Angustiado, deseoso de saber qué giro iba a tomar la obra de Jesús, quizá sintiéndose abandonado en tanto que otros estaban siendo socorridos, Juan envió a dos de sus discípulos para inquirir de Jesús si él era el Mesías prometido. Quizás esperaba que ese Cordero que un día él mismo anunció viniera a salvarle de las garras de Herodes.

¿ACASO NO PASAMOS LO MISMO QUE JUAN?

Te pregunto hermano si acaso no has pasado por algo similar. El Señor tuvo misericordia de ti, te adoptó y te puso ropas nuevas; te colmó de bendiciones y su paz rebalsó tu corazón. Entonces fuiste lleno de gozo, eras puro fuego, incluso predicabas y exhortabas con la Biblia en la mano; aconsejabas, reprendías, decías que todo se puede en Cristo. Todo iba bien, hasta que un día los recios vientos de la tribulación empezaron a golpear tu vida. Las ondas del cansancio y los afanes de la vida se pusieron de acuerdo para quebrantar tu fe.

Oras, ayunas, doblas tus rodillas y ves que tu situación no ha cambiado. Le pides a tus hermanos que intercedan por ti y los resultados son los mismos. Al parecer Jesús, a quien anunciabas y predicabas, se ha quedado dormido en la barca de tus problemas o simplemente no te hace caso. El diablo comienza a decirte que te equivocaste de Mesías y por ende, de religión. Los mundanos se ríen a tus espaldas y tu alma reniega porque a ellos les va bien.

Ahora te digo hermano, no te preocupes, Juan pasó por lo mismo. Sin embargo, nosotros tenemos una ventaja sobre él: tenemos el testimonio escrito de los apóstoles y la Palabra que nos dice: “no os sorprendáis del fuego de prueba que os ha sobrevenido, como si alguna cosa extraña os aconteciese…”

Así que no necesariamente es tu falta de consagración, tampoco tu desobediencia, mucho menos que no vivas en santidad; tú puedes tener todo eso y aún así estar en la prisión de la angustia, en el foso de la desesperación. ¿Recuerdas a Daniel? El hombre hizo lo recto delante de Dios y sin embargo pasó una noche con los leones… ¿Y sus amigos? Ni qué decir.
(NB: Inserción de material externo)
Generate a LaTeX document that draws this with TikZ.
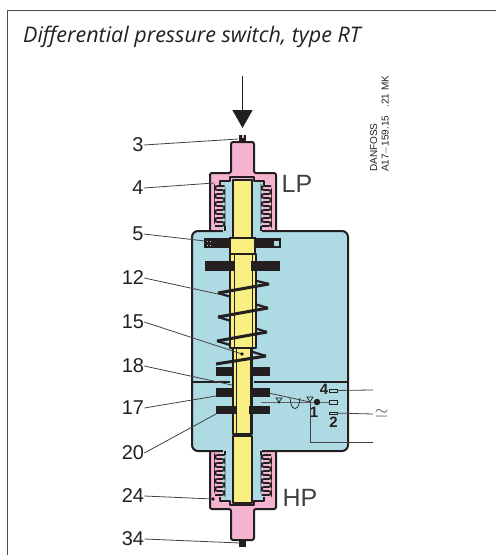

Su obediencia les costó pasar literalmente por el fuego y aún así no se quemaron.

Recuerda que no eres el primero ni el último que pasa por este valle de sombras. Pregúntale a Moisés en el desierto, a Elías en la cueva, a Pablo en Filipos, a Jesús en Getsemaní. Esos hombres, de los cuales no era digno el mundo, tenían que vagar por los desiertos y las montañas y refugiarse en cuevas y escondites. Anduvieron errantes de una parte para otra, sin otro vestido que pieles de corderos y de cabras, faltos de todo, oprimidos, maltratados.

Por lo tanto, no te guíes por las circunstancias ni las emociones, estas son engañosas como tu propio corazón. Pon tu fe en el testimonio de Jesús, en su bendita Palabra viva y eficaz, en el hecho real e histórico que en verdad él es nuestro reposo. Porque… ¿A dónde iremos si solo Él tiene palabras de vida eterna?